**WHAT IS BEING ASKED:**
Quote all of the data that follows exactly as written, skipping the images.

========================================================================

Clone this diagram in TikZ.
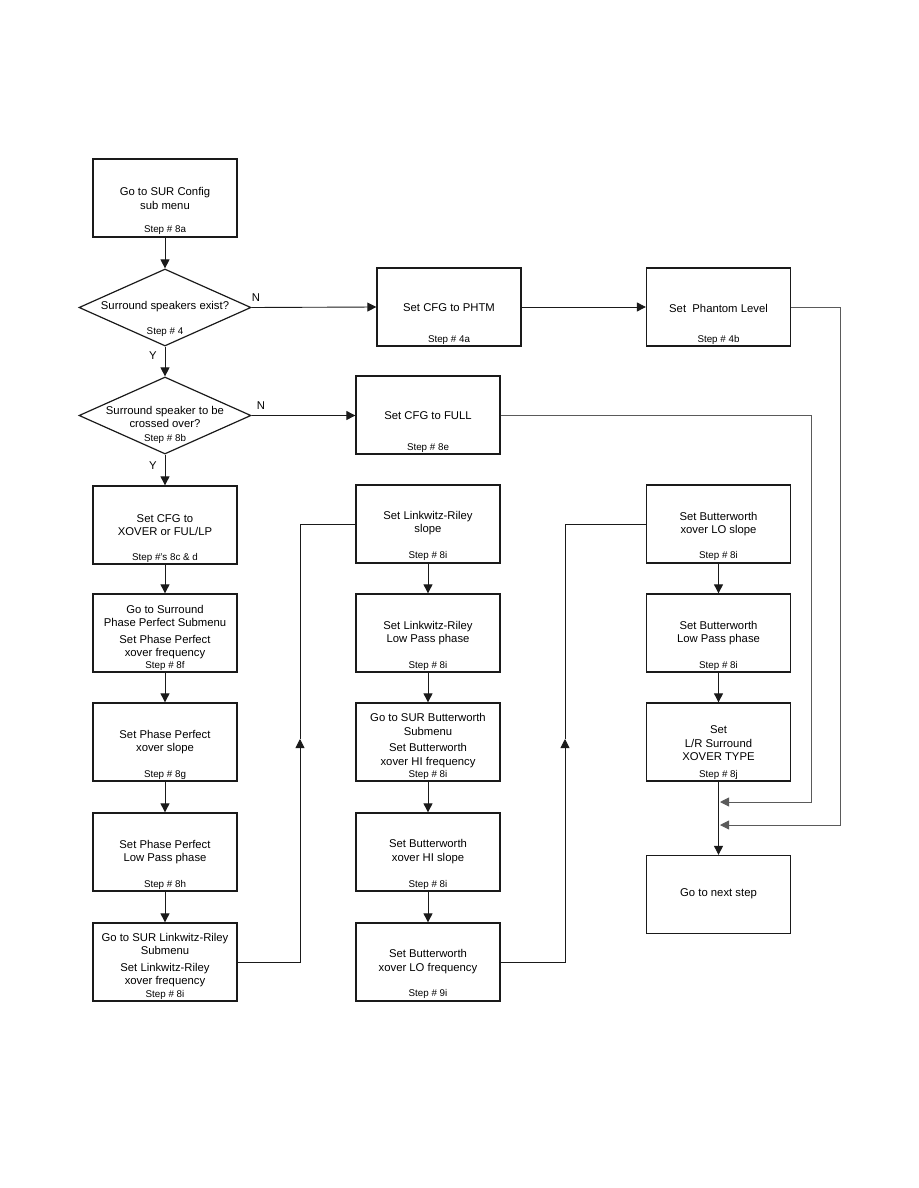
\documentclass[tikz,border=0pt]{standalone}
\usepackage{fontspec}
\setmainfont{Liberation Sans}
\usetikzlibrary{arrows.meta,shapes.geometric}
\definecolor{FCLine}{HTML}{1A1A1A}
\definecolor{FCGrey}{HTML}{5A5A5A}
\tikzset{
  box/.style={draw=FCLine,line width=1.3pt,minimum width=144pt,minimum height=78pt,inner sep=0pt},
  choice/.style={draw=FCLine,line width=1.2pt,diamond,minimum width=172pt,minimum height=77pt,inner sep=0pt},
  txt/.style={align=center,inner sep=0pt,font=\fontsize{11.3}{13.4}\selectfont},
  steptxt/.style={inner sep=0pt,font=\fontsize{9.8}{11}\selectfont},
  flow/.style={draw=FCLine,line width=0.9pt,-{Triangle[width=9pt,length=9pt]}},
  back/.style={flow,draw=FCGrey},
  plain/.style={draw=FCLine,line width=0.9pt},
}
\begin{document}
\begin{tikzpicture}[x=1pt,y=-1pt]
\path[use as bounding box] (0,0) rectangle (918,1188);
% left column
\node[box] (config) at (165,198) {};
\node[txt] at (165,198.5) {Go to SUR Config\\sub menu};
\node[steptxt] at (165,230) {Step \# 8a};
\node[choice] (exist) at (165,307.5) {};
\node[txt] at (165,307) {Surround speakers exist?};
\node[steptxt] at (165,332) {Step \# 4};
\node[choice] (cross) at (165,415.5) {};
\node[txt] at (165,417) {Surround speaker to be\\crossed over?};
\node[steptxt] at (165,439) {Step \# 8b};
\node[box] (xover) at (165,525) {};
\node[txt] at (165,525) {Set CFG to\\XOVER or FUL/LP};
\node[steptxt] at (165,558) {Step \#'s 8c \& d};
\node[box] (ppfreq) at (165,633) {};
\node[txt] at (165,632) {Go to Surround\\Phase Perfect Submenu\\[3pt]Set Phase Perfect\\xover frequency};
\node[steptxt] at (165,666) {Step \# 8f};
\node[box] (ppslope) at (165,742) {};
\node[txt] at (165,742) {Set Phase Perfect\\xover slope};
\node[steptxt] at (165,775) {Step \# 8g};
\node[box] (ppphase) at (165,852) {};
\node[txt] at (165,852) {Set Phase Perfect\\Low Pass phase};
\node[steptxt] at (165,885) {Step \# 8h};
\node[box] (lrfreq) at (165,962) {};
\node[txt] at (165,960) {Go to SUR Linkwitz-Riley\\Submenu\\[3pt]Set Linkwitz-Riley\\xover frequency};
\node[steptxt] at (165,995) {Step \# 8i};
% middle column
\node[box] (phtm) at (449,307) {};
\node[txt] at (449,308) {Set CFG to PHTM};
\node[steptxt] at (449,340) {Step \# 4a};
\node[box] (full) at (428,415) {};
\node[txt] at (428,416) {Set CFG to FULL};
\node[steptxt] at (428,448) {Step \# 8e};
\node[box] (lrslope) at (428,524) {};
\node[txt] at (428,523) {Set Linkwitz-Riley\\slope};
\node[steptxt] at (428,556) {Step \# 8i};
\node[box] (lrphase) at (428,633) {};
\node[txt] at (428,633) {Set Linkwitz-Riley\\Low Pass phase};
\node[steptxt] at (428,666) {Step \# 8i};
\node[box] (bwhifreq) at (428,742) {};
\node[txt] at (428,740.5) {Go to SUR Butterworth\\Submenu\\[3pt]Set Butterworth\\xover HI frequency};
\node[steptxt] at (428,775) {Step \# 8i};
\node[box] (bwhislope) at (428,852) {};
\node[txt] at (428,851.5) {Set Butterworth\\xover HI slope};
\node[steptxt] at (428,885) {Step \# 8i};
\node[box] (bwlofreq) at (428,962) {};
\node[txt] at (428,961.5) {Set Butterworth\\xover LO frequency};
\node[steptxt] at (428,994) {Step \# 9i};
% right column
\node[box] (phantom) at (718.5,307) {};
\node[txt] at (718.5,308) {Set\ \ Phantom Level};
\node[steptxt] at (718.5,340) {Step \# 4b};
\node[box] (bwloslope) at (718.5,524) {};
\node[txt] at (718.5,524) {Set Butterworth\\xover LO slope};
\node[steptxt] at (718.5,556) {Step \# 8i};
\node[box] (bwphase) at (718.5,633) {};
\node[txt] at (718.5,633) {Set Butterworth\\Low Pass phase};
\node[steptxt] at (718.5,666) {Step \# 8i};
\node[box] (xtype) at (718.5,742) {};
\node[txt] at (718.5,743.5) {Set\\L/R Surround\\XOVER TYPE};
\node[steptxt] at (718.5,775) {Step \# 8j};
\node[box] (next) at (718.5,894.5) {};
\node[txt] at (718.5,894) {Go to next step};
% Y / N labels
\node[txt] at (153,356) {Y};
\node[txt] at (153,466) {Y};
\node[txt] at (256,298) {N};
\node[txt] at (261,406) {N};
% turning points
\coordinate (join1) at (720,802);
\coordinate (join2) at (720,825);
\coordinate (fullturn) at (811,802);
\coordinate (phantomturn) at (840,825);
\coordinate (lrup) at (300,739);
\coordinate (bwup) at (565,739);
% connectors
\draw[flow] (config.south) -- (exist.north);
\draw[flow] (exist.south) -- (cross.north);
\draw[flow] (cross.south) -- (xover.north);
\draw[flow] (xover.south) -- (ppfreq.north);
\draw[flow] (ppfreq.south) -- (ppslope.north);
\draw[flow] (ppslope.south) -- (ppphase.north);
\draw[flow] (ppphase.south) -- (lrfreq.north);
\draw[flow] (exist.east) -- (phtm.west);
\draw[flow] (phtm.east) -- (phantom.west);
\draw[flow] (cross.east) -- (full.west |- cross.east);
\draw[flow] (lrfreq.east) -| (lrup);
\draw[plain] (lrup) |- (lrslope.west);
\draw[flow] (lrslope.south) -- (lrphase.north);
\draw[flow] (lrphase.south) -- (bwhifreq.north);
\draw[flow] (bwhifreq.south) -- (bwhislope.north);
\draw[flow] (bwhislope.south) -- (bwlofreq.north);
\draw[flow] (bwlofreq.east) -| (bwup);
\draw[plain] (bwup) |- (bwloslope.west);
\draw[flow] (bwloslope.south) -- (bwphase.north);
\draw[flow] (bwphase.south) -- (xtype.north);
\draw[flow] (xtype.south) -- (next.north);
\draw[back] (full.east) -| (fullturn) -- (join1);
\draw[back] (phantom.east) -| (phantomturn) -- (join2);
\end{tikzpicture}
\end{document}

========================================================================

**EXERCISE RESULT:**
Clone this diagram in TikZ.
\documentclass[tikz,border=0pt]{standalone}
\usepackage{fontspec}
\setmainfont{Liberation Sans}
\usetikzlibrary{arrows.meta,shapes.geometric}
\definecolor{FCLine}{HTML}{1A1A1A}
\definecolor{FCGrey}{HTML}{5A5A5A}
\tikzset{
  box/.style={draw=FCLine,line width=1.3pt,minimum width=144pt,minimum height=78pt,inner sep=0pt},
  choice/.style={draw=FCLine,line width=1.2pt,diamond,minimum width=172pt,minimum height=77pt,inner sep=0pt},
  txt/.style={align=center,inner sep=0pt,font=\fontsize{11.3}{13.4}\selectfont},
  steptxt/.style={inner sep=0pt,font=\fontsize{9.8}{11}\selectfont},
  flow/.style={draw=FCLine,line width=0.9pt,-{Triangle[width=9pt,length=9pt]}},
  back/.style={flow,draw=FCGrey},
  plain/.style={draw=FCLine,line width=0.9pt},
}
\begin{document}
\begin{tikzpicture}[x=1pt,y=-1pt]
\path[use as bounding box] (0,0) rectangle (918,1188);
% left column
\node[box] (config) at (165,198) {};
\node[txt] at (165,198.5) {Go to SUR Config\\sub menu};
\node[steptxt] at (165,230) {Step \# 8a};
\node[choice] (exist) at (165,307.5) {};
\node[txt] at (165,307) {Surround speakers exist?};
\node[steptxt] at (165,332) {Step \# 4};
\node[choice] (cross) at (165,415.5) {};
\node[txt] at (165,417) {Surround speaker to be\\crossed over?};
\node[steptxt] at (165,439) {Step \# 8b};
\node[box] (xover) at (165,525) {};
\node[txt] at (165,525) {Set CFG to\\XOVER or FUL/LP};
\node[steptxt] at (165,558) {Step \#'s 8c \& d};
\node[box] (ppfreq) at (165,633) {};
\node[txt] at (165,632) {Go to Surround\\Phase Perfect Submenu\\[3pt]Set Phase Perfect\\xover frequency};
\node[steptxt] at (165,666) {Step \# 8f};
\node[box] (ppslope) at (165,742) {};
\node[txt] at (165,742) {Set Phase Perfect\\xover slope};
\node[steptxt] at (165,775) {Step \# 8g};
\node[box] (ppphase) at (165,852) {};
\node[txt] at (165,852) {Set Phase Perfect\\Low Pass phase};
\node[steptxt] at (165,885) {Step \# 8h};
\node[box] (lrfreq) at (165,962) {};
\node[txt] at (165,960) {Go to SUR Linkwitz-Riley\\Submenu\\[3pt]Set Linkwitz-Riley\\xover frequency};
\node[steptxt] at (165,995) {Step \# 8i};
% middle column
\node[box] (phtm) at (449,307) {};
\node[txt] at (449,308) {Set CFG to PHTM};
\node[steptxt] at (449,340) {Step \# 4a};
\node[box] (full) at (428,415) {};
\node[txt] at (428,416) {Set CFG to FULL};
\node[steptxt] at (428,448) {Step \# 8e};
\node[box] (lrslope) at (428,524) {};
\node[txt] at (428,523) {Set Linkwitz-Riley\\slope};
\node[steptxt] at (428,556) {Step \# 8i};
\node[box] (lrphase) at (428,633) {};
\node[txt] at (428,633) {Set Linkwitz-Riley\\Low Pass phase};
\node[steptxt] at (428,666) {Step \# 8i};
\node[box] (bwhifreq) at (428,742) {};
\node[txt] at (428,740.5) {Go to SUR Butterworth\\Submenu\\[3pt]Set Butterworth\\xover HI frequency};
\node[steptxt] at (428,775) {Step \# 8i};
\node[box] (bwhislope) at (428,852) {};
\node[txt] at (428,851.5) {Set Butterworth\\xover HI slope};
\node[steptxt] at (428,885) {Step \# 8i};
\node[box] (bwlofreq) at (428,962) {};
\node[txt] at (428,961.5) {Set Butterworth\\xover LO frequency};
\node[steptxt] at (428,994) {Step \# 9i};
% right column
\node[box] (phantom) at (718.5,307) {};
\node[txt] at (718.5,308) {Set\ \ Phantom Level};
\node[steptxt] at (718.5,340) {Step \# 4b};
\node[box] (bwloslope) at (718.5,524) {};
\node[txt] at (718.5,524) {Set Butterworth\\xover LO slope};
\node[steptxt] at (718.5,556) {Step \# 8i};
\node[box] (bwphase) at (718.5,633) {};
\node[txt] at (718.5,633) {Set Butterworth\\Low Pass phase};
\node[steptxt] at (718.5,666) {Step \# 8i};
\node[box] (xtype) at (718.5,742) {};
\node[txt] at (718.5,743.5) {Set\\L/R Surround\\XOVER TYPE};
\node[steptxt] at (718.5,775) {Step \# 8j};
\node[box] (next) at (718.5,894.5) {};
\node[txt] at (718.5,894) {Go to next step};
% Y / N labels
\node[txt] at (153,356) {Y};
\node[txt] at (153,466) {Y};
\node[txt] at (256,298) {N};
\node[txt] at (261,406) {N};
% turning points
\coordinate (join1) at (720,802);
\coordinate (join2) at (720,825);
\coordinate (fullturn) at (811,802);
\coordinate (phantomturn) at (840,825);
\coordinate (lrup) at (300,739);
\coordinate (bwup) at (565,739);
% connectors
\draw[flow] (config.south) -- (exist.north);
\draw[flow] (exist.south) -- (cross.north);
\draw[flow] (cross.south) -- (xover.north);
\draw[flow] (xover.south) -- (ppfreq.north);
\draw[flow] (ppfreq.south) -- (ppslope.north);
\draw[flow] (ppslope.south) -- (ppphase.north);
\draw[flow] (ppphase.south) -- (lrfreq.north);
\draw[flow] (exist.east) -- (phtm.west);
\draw[flow] (phtm.east) -- (phantom.west);
\draw[flow] (cross.east) -- (full.west |- cross.east);
\draw[flow] (lrfreq.east) -| (lrup);
\draw[plain] (lrup) |- (lrslope.west);
\draw[flow] (lrslope.south) -- (lrphase.north);
\draw[flow] (lrphase.south) -- (bwhifreq.north);
\draw[flow] (bwhifreq.south) -- (bwhislope.north);
\draw[flow] (bwhislope.south) -- (bwlofreq.north);
\draw[flow] (bwlofreq.east) -| (bwup);
\draw[plain] (bwup) |- (bwloslope.west);
\draw[flow] (bwloslope.south) -- (bwphase.north);
\draw[flow] (bwphase.south) -- (xtype.north);
\draw[flow] (xtype.south) -- (next.north);
\draw[back] (full.east) -| (fullturn) -- (join1);
\draw[back] (phantom.east) -| (phantomturn) -- (join2);
\end{tikzpicture}
\end{document}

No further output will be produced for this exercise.